Mi piacerebbe ora tentare un saggio in cui si accumulassero impressioni su quelle letture: i loro primi aggettivi, la prosa, la silhouette dei personaggi; ma ora conservo solo l’essenza materiale, la forma concreta, l’odore ormai affievolito di quei volumi. Le idee mi hanno abbandonato; trattengo solo immagini: uno strappo nella carta, una macchia scura nelle ultime pagine, l’errore di stampa sul dorso di Peonía (ci misi un po’ a capire che non esisteva un autore chiamato Romerogarcía), il crepitio delle pagine. Ma l’unica cosa che conservo è lo stupore: lo sguardo di quell’anno (1978?) quando ottenni quel tesoro, una scoperta collocata in alto, come se fosse un segreto custodito nella cima di un albero.
Certo, penso anche a La máscara, la transparencia, il saggio di Guillermo Sucre nella sua edizione del Fondo de Cultura Económica. Lì la memoria è ancora più tangibile. Fu un regalo di mia madre alcuni anni dopo, con una lunga dedica scritta da lei con inchiostro blu.
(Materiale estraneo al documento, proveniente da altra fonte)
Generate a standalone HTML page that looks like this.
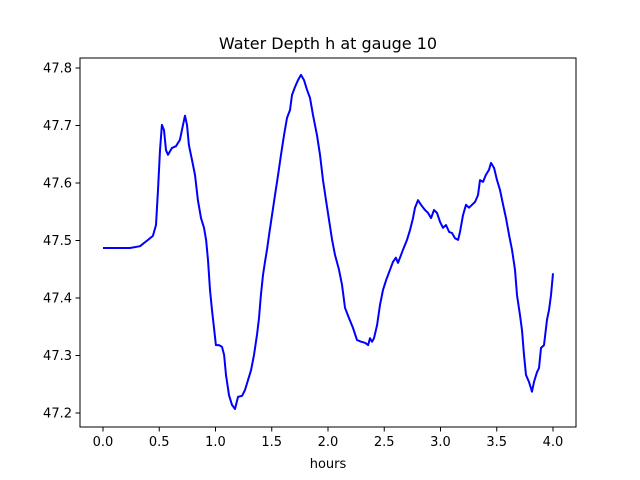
<!DOCTYPE html>
<html><head><meta charset="utf-8"><style>
html,body{margin:0;padding:0;background:#fff}
svg{display:block;font-family:"DejaVu Sans","Liberation Sans",sans-serif}
</style></head><body>
<svg id="chart" width="640" height="480">
<rect width="640" height="480" fill="#fff"/>
<text x="328" y="49" text-anchor="middle" font-size="16">Water Depth h at gauge 10</text>
<g id="grid"></g>
<path id="line" fill="none" stroke="#0000ff" stroke-width="2" stroke-linejoin="round"/>
<rect x="80" y="58" width="496" height="369" fill="none" stroke="#000" stroke-width="1"/>
<text x="328" y="468" text-anchor="middle" font-size="13">hours</text>
</svg>
<script>
const hours=[0,0.24,0.329,0.4,0.444,0.471,0.489,0.507,0.524,0.542,0.56,0.578,0.613,0.649,0.684,0.711,0.729,0.747,0.764,0.791,0.818,0.844,0.871,0.898,0.916,0.933,0.951,0.969,0.987,1.004,1.031,1.058,1.076,1.093,1.12,1.147,1.173,1.2,1.236,1.262,1.289,1.316,1.342,1.369,1.387,1.404,1.422,1.44,1.458,1.476,1.502,1.529,1.556,1.582,1.609,1.636,1.662,1.68,1.707,1.733,1.76,1.787,1.813,1.84,1.867,1.902,1.929,1.956,1.982,2.009,2.036,2.062,2.098,2.124,2.151,2.187,2.222,2.258,2.293,2.329,2.356,2.373,2.391,2.409,2.436,2.462,2.489,2.516,2.551,2.578,2.604,2.622,2.64,2.667,2.702,2.729,2.756,2.773,2.8,2.827,2.862,2.889,2.916,2.942,2.969,2.996,3.022,3.049,3.076,3.102,3.129,3.156,3.173,3.2,3.227,3.253,3.28,3.307,3.333,3.351,3.378,3.404,3.431,3.449,3.476,3.502,3.529,3.556,3.582,3.609,3.636,3.662,3.68,3.707,3.724,3.742,3.76,3.787,3.813,3.831,3.858,3.876,3.893,3.92,3.947,3.964,3.982,4.0];
const depth=[47.487,47.487,47.490,47.501,47.508,47.527,47.588,47.657,47.701,47.692,47.657,47.649,47.661,47.664,47.675,47.701,47.717,47.701,47.666,47.640,47.614,47.570,47.539,47.522,47.501,47.466,47.414,47.379,47.348,47.318,47.318,47.315,47.301,47.266,47.231,47.214,47.207,47.228,47.230,47.240,47.257,47.275,47.301,47.336,47.365,47.405,47.440,47.463,47.484,47.510,47.544,47.579,47.614,47.649,47.683,47.713,47.727,47.753,47.767,47.779,47.788,47.779,47.762,47.748,47.718,47.683,47.649,47.605,47.570,47.536,47.501,47.475,47.449,47.423,47.383,47.365,47.348,47.327,47.324,47.322,47.318,47.330,47.324,47.330,47.353,47.388,47.414,47.431,47.449,47.463,47.470,47.461,47.470,47.484,47.501,47.518,47.539,47.557,47.570,47.562,47.553,47.548,47.539,47.553,47.548,47.532,47.522,47.527,47.515,47.513,47.504,47.501,47.515,47.544,47.562,47.557,47.562,47.567,47.579,47.605,47.602,47.614,47.623,47.635,47.626,47.605,47.588,47.562,47.539,47.510,47.484,47.449,47.405,47.370,47.344,47.301,47.266,47.254,47.237,47.254,47.271,47.278,47.313,47.318,47.362,47.379,47.405,47.443];
const xTicks=[0,0.5,1,1.5,2,2.5,3,3.5,4];
const xTickLabels=["0.0","0.5","1.0","1.5","2.0","2.5","3.0","3.5","4.0"];
const yTicks=[47.2,47.3,47.4,47.5,47.6,47.7,47.8];
const yTickLabels=["47.2","47.3","47.4","47.5","47.6","47.7","47.8"];
const X=t=>103+t*112.5;
const Y=v=>68+(47.8-v)*575;
const ns="http://www.w3.org/2000/svg";
const g=document.getElementById('grid');
xTicks.forEach((t,i)=>{
  const l=document.createElementNS(ns,'line');
  
  
  l.setAttribute('x1',X(t));l.setAttribute('x2',X(t));l.setAttribute('y1',427);l.setAttribute('y2',431.5);l.setAttribute('stroke','#000');
  g.appendChild(l);
  const tx=document.createElementNS(ns,'text');
  
  
  tx.setAttribute('x',X(t));tx.setAttribute('y',446);tx.setAttribute('text-anchor','middle');tx.setAttribute('font-size','13');
  tx.textContent=xTickLabels[i];g.appendChild(tx);
});
yTicks.forEach((v,i)=>{
  const l=document.createElementNS(ns,'line');
  
  
  l.setAttribute('x1',75.5);l.setAttribute('x2',80);l.setAttribute('y1',Y(v));l.setAttribute('y2',Y(v));l.setAttribute('stroke','#000');
  g.appendChild(l);
  const tx=document.createElementNS(ns,'text');
  
  
  tx.setAttribute('x',72);tx.setAttribute('y',Y(v)+4.5);tx.setAttribute('text-anchor','end');tx.setAttribute('font-size','13');
  tx.textContent=yTickLabels[i];g.appendChild(tx);
});
document.getElementById('line').setAttribute('d',hours.map((t,i)=>(i?'L':'M')+X(t).toFixed(1)+','+Y(depth[i]).toFixed(1)).join(''));
</script>
</body></html>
Potrei alzarmi e leggere cosa scrisse in quel momento, ma anche questo richiede una forza che per ora non è tornata, o alzarmi per osservare con calma i trenta volumi della Biblioteca Ayacucho che mia madre portò un pomeriggio, carica di scatole, entusiasmo, Vallejo e Popol Vuh.
È tanto ciò che potrei fare e non farò. Dal terzo lunedì di settembre mi è difficile mettere insieme le parole; le vedo lì, lontane; come se fossero sempre state distanti. Le immagino disperse in quei libri d’agosto; le vedo in quei documenti che mia madre scriveva ore e ore alla macchina da scrivere per pagare le bollette, il mutuo, la spesa , i molti libri, i corsi di lingue e gli strumenti musicali con cui non ho mai combinato nulla di utile.
Le parole non ci sono più, ma risuonano nelle vibrazioni della tua macchina da scrivere, mamma, e nelle tue tante ore di straordinario per farci arrivare a fine mese.
Nelle storie si parla sempre di chi scopre il tesoro, di chi trova e disegna le mappe, ma si parla meno di chi ha preparato il tesoro, di chi l’ha raccolto, messo nel luogo esatto affinché fosse scoperto e assaporato. Un tesoro di carta che fu uno dei tanti tesori che hai dato, che hai conservato per altri. Un tesoro fatto con le tue dita che battevano a macchina da molto presto fino a molto tardi perché nulla mancasse, perché tutto fosse rifugio, sollievo e bellezza.
Ora, da quel lunedì lungo che sarà il lunedì più lunedì di tutti i settembri, sono la parola degli altri. Per questo mi siedo sulle panchine delle piazze di cui ignoro il nome e poi sussurro: “A me la poesia viene da mia madre, che più di tutto fu dattilografa”.
Juan Carlos Méndez Guédez
Juan Carlos Méndez Guédez è uno scrittore venezuelano nato nella città di Barquisimeto e trasferitosi a Caracas con la famiglia in tenera età. Ha conseguito una laurea presso l’Universidad Central de Venezuela con una tesi sui gruppi poetici “Traffic” e “Guaire”. Successivamente ha ottenuto un dottorato in Letteratura Ispanoamericana presso l’Università di Salamanca con una tesi sullo scrittore venezuelano José Balza.
Ha pubblicato numerosi libri, tra cui romanzi, raccolte di racconti e saggi. Vive in Spagna, paese in cui ha scritto e pubblicato la maggior parte delle sue opere. Alcune sue opere sono state pubblicate in Svizzera, Francia, Bulgaria, Italia, Slovenia e Stati Uniti.
In Venezuela, i suoi testi fanno parte di due recenti antologie di racconti: Las voces secretas, pubblicata da Alfaguara, e 21 del XXI, distribuita commercialmente da Ediciones B. È stato invitato a numerosi importanti eventi letterari internazionali come la Fiera Internazionale del Libro di Guadalajara, la Fiera di Santiago del Cile, il Festival eñe di Madrid, e ha tenuto conferenze presso università e istituzioni in Algeria, Colombia, Croazia, Spagna, Francia, Svizzera, Venezuela e altri paesi.